Ich denke, VR bietet die Möglichkeit zwei- und dreidimensionale Arbeitsweisen nahtlos ineinander übergehen zu lassen. Im Grunde macht Tilt Brush das schon, aber nur mit virtuellen „Luftschlangen“. Was als nächstes kommen muß, sind frei platzierbare geometrische Körper, die wie Ton modelliert werden können. Um es mit Software-Namen zu beschreiben, Photoshop und ZBrush müssen eins werden. Nächste Stufe könnten dann Animations- und Marionettentools sein.
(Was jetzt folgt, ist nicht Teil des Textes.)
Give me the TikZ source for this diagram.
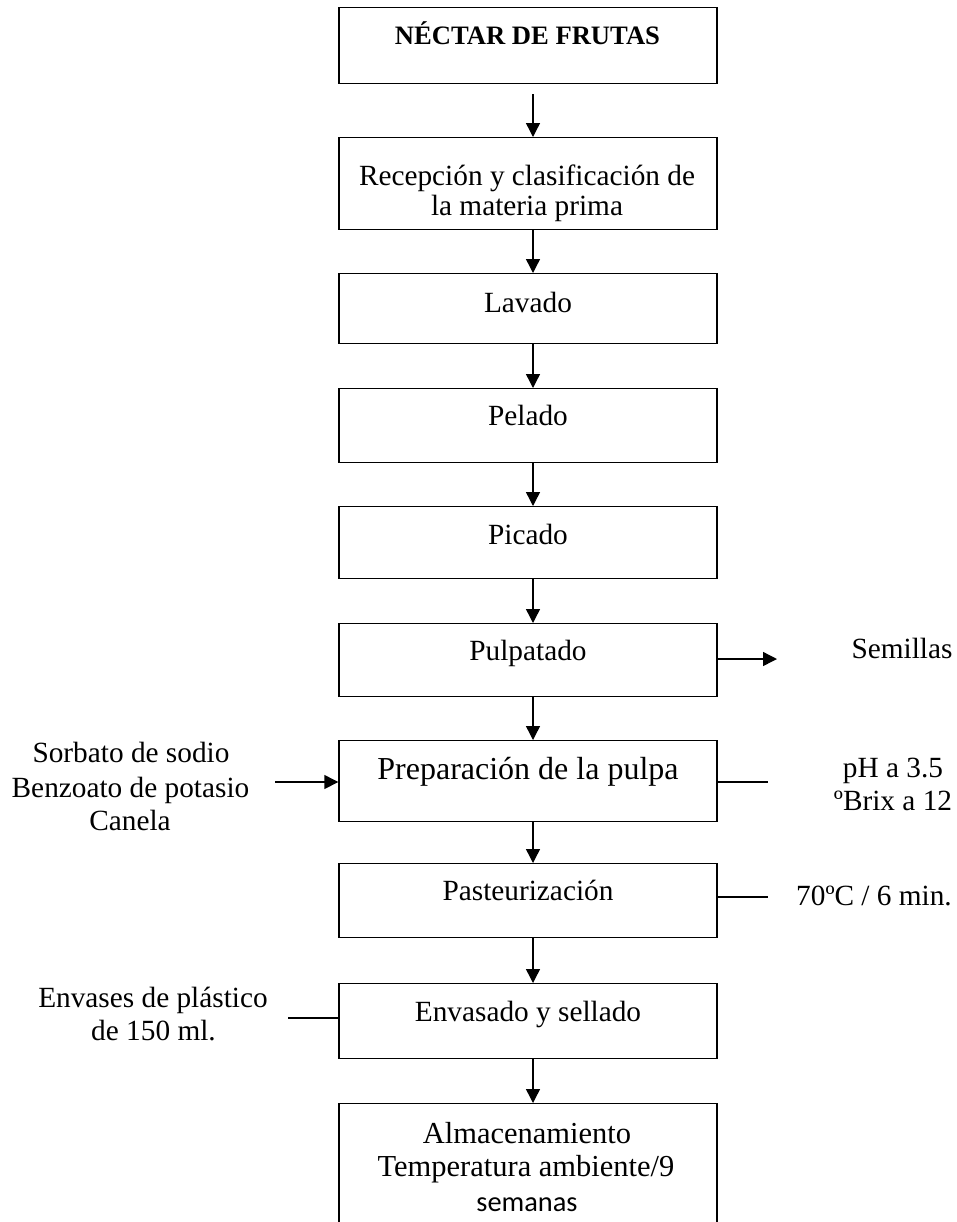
\documentclass[tikz,border=0pt]{standalone}
\usepackage{fontspec}
\setmainfont{Liberation Serif}
\newfontfamily\calibrifont{Carlito}
\usetikzlibrary{arrows.meta}
\tikzset{
  box/.style={draw, line width=0.7pt, minimum width=189pt, inner sep=0pt, anchor=north},
  arr/.style={line width=0.7pt, -{Triangle[length=7pt,width=7pt]}},
  ln/.style={line width=0.7pt},
  txt/.style={anchor=base, inner sep=0pt, font=\fontsize{14.65pt}{17pt}\selectfont},
  ttl/.style={anchor=base, inner sep=0pt, font=\fontsize{13.3pt}{16pt}\selectfont\bfseries},
  big/.style={anchor=base, inner sep=0pt, font=\fontsize{16pt}{19pt}\selectfont},
  mid/.style={anchor=base, inner sep=0pt, font=\fontsize{15.25pt}{18pt}\selectfont},
  sans/.style={anchor=base, inner sep=0pt, font=\fontsize{14.2pt}{17pt}\selectfont\calibrifont}
}
\begin{document}
\begin{tikzpicture}[x=0.5pt, y=-0.5pt]
\useasboundingbox (0,0) rectangle (957,1222);
\clip (0,0) rectangle (957,1222);
% boxes
\node[box, minimum height=38pt]   (b1)  at (528,7) {};
\node[box, minimum height=46pt]   (b2)  at (528,137) {};
\node[box, minimum height=35pt]   (b3)  at (528,273) {};
\node[box, minimum height=37pt]   (b4)  at (528,388) {};
\node[box, minimum height=36pt]   (b5)  at (528,506) {};
\node[box, minimum height=36.5pt] (b6)  at (528,623) {};
\node[box, minimum height=40.5pt] (b7)  at (528,740) {};
\node[box, minimum height=37pt]   (b8)  at (528,863) {};
\node[box, minimum height=37.5pt] (b9)  at (528,983) {};
\node[box, minimum height=75pt]   (b10) at (528,1103) {};
% box texts
\node[ttl] (t1) at (527.5,44) {NÉCTAR DE FRUTAS};
\node[txt] (t2a) at (527,185) {Recepción y clasificación de};
\node[txt] (t2b) at (527,215) {la materia prima};
\node[txt] (t3) at (528,312) {Lavado};
\node[txt] (t4) at (528,425) {Pelado};
\node[txt] (t5) at (528,544) {Picado};
\node[txt] (t6) at (528,660) {Pulpatado};
\node[big] (t7) at (528,779) {Preparación de la pulpa};
\node[txt] (t8) at (528,900) {Pasteurización};
\node[txt] (t9) at (528,1021) {Envasado y sellado};
\node[mid] (t10a) at (527,1143) {Almacenamiento};
\node[mid] (t10b) at (526,1176) {Temperatura ambiente/9};
\node[sans] (t10c) at (527,1211) {semanas};
% side texts
\node[txt] (sem) at (902,658) {Semillas};
\node[txt] (ph) at (893,777) {pH a 3.5};
\node[txt] (brix) at (893,810) {ºBrix a 12};
\node[txt] (temp) at (874,905) {70ºC / 6 min.};
\node[txt] (sa) at (131,762) {Sorbato de sodio};
\node[txt] (sb) at (130.5,797) {Benzoato de potasio};
\node[txt] (sc) at (130,830) {Canela};
\node[txt] (ea) at (153,1007) {Envases de plástico};
\node[txt] (eb) at (153.5,1040) {de 150 ml.};
% main arrows
\draw[arr] ([xshift=2.5pt,yshift=-5pt]b1.south) -- ([xshift=2.5pt]b2.north);
\draw[arr] ([xshift=2.5pt]b2.south) -- ([xshift=2.5pt]b3.north);
\draw[arr] ([xshift=2.5pt]b3.south) -- ([xshift=2.5pt]b4.north);
\draw[arr] ([xshift=2.5pt]b4.south) -- ([xshift=2.5pt]b5.north);
\draw[arr] ([xshift=2.5pt]b5.south) -- ([xshift=2.5pt]b6.north);
\draw[arr] ([xshift=2.5pt]b6.south) -- ([xshift=2.5pt]b7.north);
\draw[arr] ([xshift=2.5pt]b7.south) -- ([xshift=2.5pt]b8.north);
\draw[arr] ([xshift=2.5pt]b8.south) -- ([xshift=2.5pt]b9.north);
\draw[arr] ([xshift=2.5pt]b9.south) -- ([xshift=2.5pt]b10.north);
% side connectors
\coordinate (semend) at (777,659);
\draw[arr] (b6.east |- semend) -- (semend);
\coordinate (phend) at (768,782);
\draw[ln] (b7.east |- phend) -- (phend);
\coordinate (tend) at (768,897);
\draw[ln] (b8.east |- tend) -- (tend);
\coordinate (sstart) at (275,782);
\draw[arr] (sstart) -- (sstart -| b7.west);
\coordinate (estart) at (288,1018);
\draw[ln] (estart) -- (estart -| b9.west);
\end{tikzpicture}
\end{document}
Einzeln ist alles als Software bereits verfügbar, deshalb ist es vielleicht nur eine Frage der Zeit, bis diese Sachen für VR zusammengebracht werden.
Um diese Sachen allerdings effektiv im virtuellen Raum anwenden zu können, bedarf es auch noch der richtigen Hardware. Die Controller, die derzeit verfügbar sind, reichen nicht aus, um solch eine Fülle von Interaktionsmöglichkeiten zu bewältigen. Auch da wird man wohl abwarten müssen.
Was VR als Medium für Kunst angeht, denke ich, daß es in erster Linie für die digitalen Medien und die Unterhaltungsindustrie am interessantesten ist. Der Computer ist dort mittlerweile das A und O, VR ist da nicht weit, in allen Schritten der Produktion.
Für die bildende Kunst ist es schwer abzuschätzen. Sicherlich werden sich Künstler damit beschäftigen, so wie es auch schon im 3D-Druck der Fall ist. Da VR noch in den Kinderschuhen steckt, darf man gespannt sein, wie der Mensch diese Technologie in Zukunft nutzen wird.